Records with drawing code
↓

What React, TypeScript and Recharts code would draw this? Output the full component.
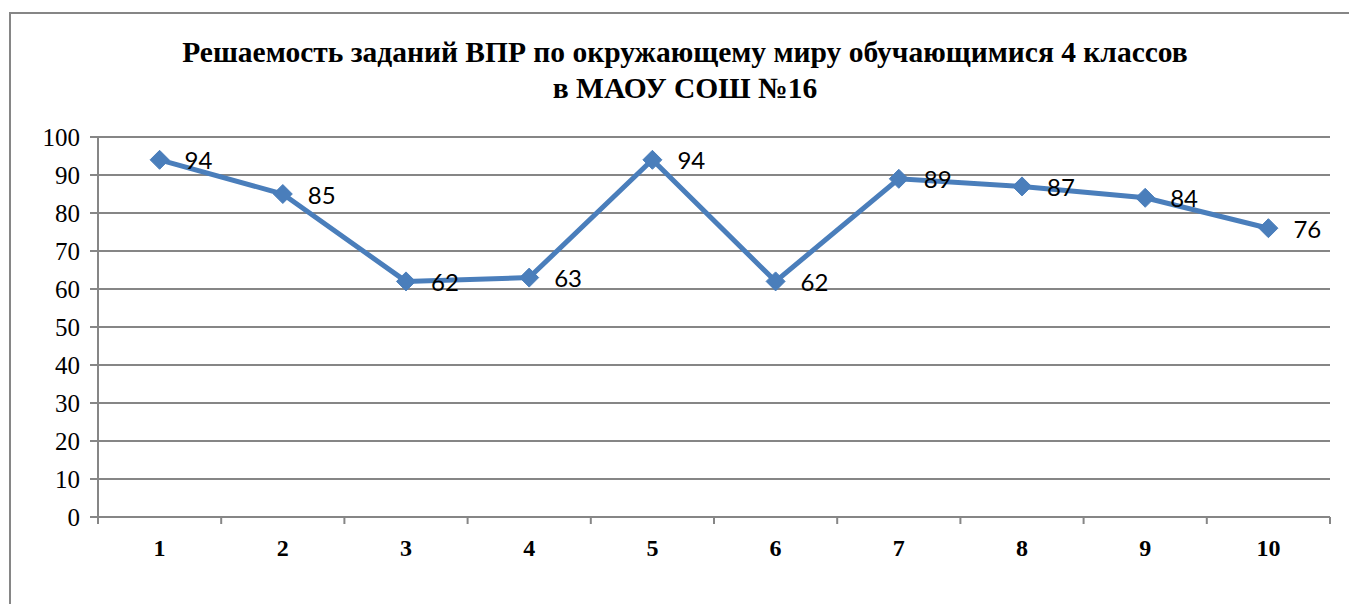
import React from "react";
import { LineChart, Line, XAxis, YAxis, CartesianGrid, LabelList } from "recharts";

const categories = [1, 2, 3, 4, 5, 6, 7, 8, 9, 10];
const values = [94, 85, 62, 63, 94, 62, 89, 87, 84, 76];
const yTicks = [0, 10, 20, 30, 40, 50, 60, 70, 80, 90, 100];
const boundaryTicks = [0.5, 1.5, 2.5, 3.5, 4.5, 5.5, 6.5, 7.5, 8.5, 9.5, 10.5];
const xDomain = [0.5, 10.5];
const titleLine1 = "Решаемость заданий ВПР по окружающему миру обучающимися 4 классов";
const titleLine2 = "в МАОУ СОШ №16";

const data = categories.map((c, i) => ({ name: c, value: values[i] }));
const allXTicks = [...boundaryTicks, ...categories].sort((a, b) => a - b);

const GREY = "#868686";
const BLUE = "#4A7EBB";

const Diamond = (props: any) => {
  const { cx, cy } = props;
  if (cx == null || cy == null) return null;
  const r = 9.5;
  return (
    <polygon
      points={`${cx},${cy - r} ${cx + r},${cy} ${cx},${cy + r} ${cx - r},${cy}`}
      fill={BLUE}
      stroke={BLUE}
      strokeWidth={1}
    />
  );
};

const DataLabel = (props: any) => {
  const { x, y, value } = props;
  return (
    <text
      x={x + 25}
      y={y}
      dominantBaseline="central"
      fontFamily="Lato, 'Open Sans', sans-serif"
      fontSize={24}
      fill="#000"
    >
      {value}
    </text>
  );
};

const XTick = (props: any) => {
  const { x, y, payload } = props;
  const v = payload.value;
  if (!Number.isInteger(v)) {
    return <line x1={x} y1={y} x2={x} y2={y + 7} stroke={GREY} strokeWidth={2} />;
  }
  return (
    <text
      x={x}
      y={y + 39}
      textAnchor="middle"
      fontFamily="'Liberation Serif', 'Times New Roman', serif"
      fontWeight="bold"
      fontSize={24}
      fill="#000"
    >
      {v}
    </text>
  );
};

export default function App() {
  return (
    <div style={{ position: "absolute", left: 0, top: 0, width: 1349, height: 604, background: "#fff", overflow: "hidden" }}>
      <div
        style={{
          position: "absolute",
          left: 9,
          top: 12,
          width: 1400,
          height: 700,
          border: `2px solid ${GREY}`,
          boxSizing: "border-box",
        }}
      />
      <div
        style={{
          position: "absolute",
          left: 9,
          top: 34,
          width: 1352,
          textAlign: "center",
          fontFamily: "'Liberation Serif', 'Times New Roman', serif",
          fontWeight: "bold",
          fontSize: 29.5,
          lineHeight: "36px",
          color: "#000",
        }}
      >
        <div>{titleLine1}</div>
        <div>{titleLine2}</div>
      </div>
      <div style={{ position: "absolute", left: 0, top: 0 }}>
        <LineChart width={1349} height={604} data={data} margin={{ top: 137, right: 19, bottom: 47, left: 0 }}>
          <CartesianGrid horizontal={true} vertical={false} stroke={GREY} strokeWidth={2} />
          <XAxis
            dataKey="name"
            type="number"
            domain={xDomain}
            ticks={allXTicks}
            interval={0}
            stroke={GREY}
            strokeWidth={2}
            tickLine={false}
            height={40}
            tickSize={0}
            tickMargin={0}
            allowDataOverflow
            tick={<XTick />}
          />
          <YAxis
            width={98}
            domain={[0, 100]}
            ticks={yTicks}
            interval={0}
            stroke={GREY}
            strokeWidth={2}
            tickSize={8}
            tickMargin={10}
            tick={{
              fill: "#000",
              fontFamily: "'Liberation Serif', 'Times New Roman', serif",
              fontSize: 25,
            }}
          />
          <Line
            dataKey="value"
            stroke={BLUE}
            strokeWidth={5}
            dot={<Diamond />}
            activeDot={false}
            isAnimationActive={false}
          >
            <LabelList dataKey="value" content={<DataLabel />} />
          </Line>
        </LineChart>
      </div>
    </div>
  );
}
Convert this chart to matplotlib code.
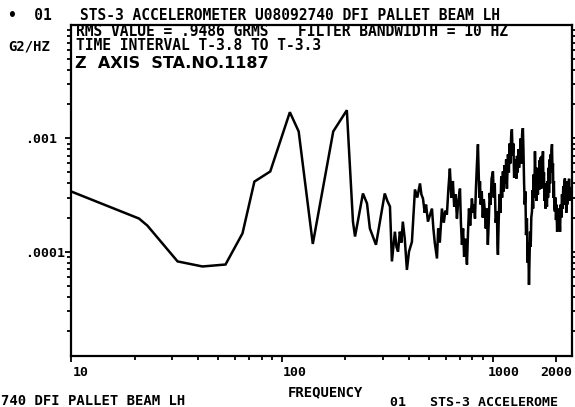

↑

→ **Instructions to follow**
Copy out every line of the material above exactly, skipping the pictures.

→ **Answer**
What React, TypeScript and Recharts code would draw this? Output the full component.
import React from "react";
import { LineChart, Line, XAxis, YAxis, CartesianGrid, LabelList } from "recharts";

const categories = [1, 2, 3, 4, 5, 6, 7, 8, 9, 10];
const values = [94, 85, 62, 63, 94, 62, 89, 87, 84, 76];
const yTicks = [0, 10, 20, 30, 40, 50, 60, 70, 80, 90, 100];
const boundaryTicks = [0.5, 1.5, 2.5, 3.5, 4.5, 5.5, 6.5, 7.5, 8.5, 9.5, 10.5];
const xDomain = [0.5, 10.5];
const titleLine1 = "Решаемость заданий ВПР по окружающему миру обучающимися 4 классов";
const titleLine2 = "в МАОУ СОШ №16";

const data = categories.map((c, i) => ({ name: c, value: values[i] }));
const allXTicks = [...boundaryTicks, ...categories].sort((a, b) => a - b);

const GREY = "#868686";
const BLUE = "#4A7EBB";

const Diamond = (props: any) => {
  const { cx, cy } = props;
  if (cx == null || cy == null) return null;
  const r = 9.5;
  return (
    <polygon
      points={`${cx},${cy - r} ${cx + r},${cy} ${cx},${cy + r} ${cx - r},${cy}`}
      fill={BLUE}
      stroke={BLUE}
      strokeWidth={1}
    />
  );
};

const DataLabel = (props: any) => {
  const { x, y, value } = props;
  return (
    <text
      x={x + 25}
      y={y}
      dominantBaseline="central"
      fontFamily="Lato, 'Open Sans', sans-serif"
      fontSize={24}
      fill="#000"
    >
      {value}
    </text>
  );
};

const XTick = (props: any) => {
  const { x, y, payload } = props;
  const v = payload.value;
  if (!Number.isInteger(v)) {
    return <line x1={x} y1={y} x2={x} y2={y + 7} stroke={GREY} strokeWidth={2} />;
  }
  return (
    <text
      x={x}
      y={y + 39}
      textAnchor="middle"
      fontFamily="'Liberation Serif', 'Times New Roman', serif"
      fontWeight="bold"
      fontSize={24}
      fill="#000"
    >
      {v}
    </text>
  );
};

export default function App() {
  return (
    <div style={{ position: "absolute", left: 0, top: 0, width: 1349, height: 604, background: "#fff", overflow: "hidden" }}>
      <div
        style={{
          position: "absolute",
          left: 9,
          top: 12,
          width: 1400,
          height: 700,
          border: `2px solid ${GREY}`,
          boxSizing: "border-box",
        }}
      />
      <div
        style={{
          position: "absolute",
          left: 9,
          top: 34,
          width: 1352,
          textAlign: "center",
          fontFamily: "'Liberation Serif', 'Times New Roman', serif",
          fontWeight: "bold",
          fontSize: 29.5,
          lineHeight: "36px",
          color: "#000",
        }}
      >
        <div>{titleLine1}</div>
        <div>{titleLine2}</div>
      </div>
      <div style={{ position: "absolute", left: 0, top: 0 }}>
        <LineChart width={1349} height={604} data={data} margin={{ top: 137, right: 19, bottom: 47, left: 0 }}>
          <CartesianGrid horizontal={true} vertical={false} stroke={GREY} strokeWidth={2} />
          <XAxis
            dataKey="name"
            type="number"
            domain={xDomain}
            ticks={allXTicks}
            interval={0}
            stroke={GREY}
            strokeWidth={2}
            tickLine={false}
            height={40}
            tickSize={0}
            tickMargin={0}
            allowDataOverflow
            tick={<XTick />}
          />
          <YAxis
            width={98}
            domain={[0, 100]}
            ticks={yTicks}
            interval={0}
            stroke={GREY}
            strokeWidth={2}
            tickSize={8}
            tickMargin={10}
            tick={{
              fill: "#000",
              fontFamily: "'Liberation Serif', 'Times New Roman', serif",
              fontSize: 25,
            }}
          />
          <Line
            dataKey="value"
            stroke={BLUE}
            strokeWidth={5}
            dot={<Diamond />}
            activeDot={false}
            isAnimationActive={false}
          >
            <LabelList dataKey="value" content={<DataLabel />} />
          </Line>
        </LineChart>
      </div>
    </div>
  );
}
Convert this chart to matplotlib code.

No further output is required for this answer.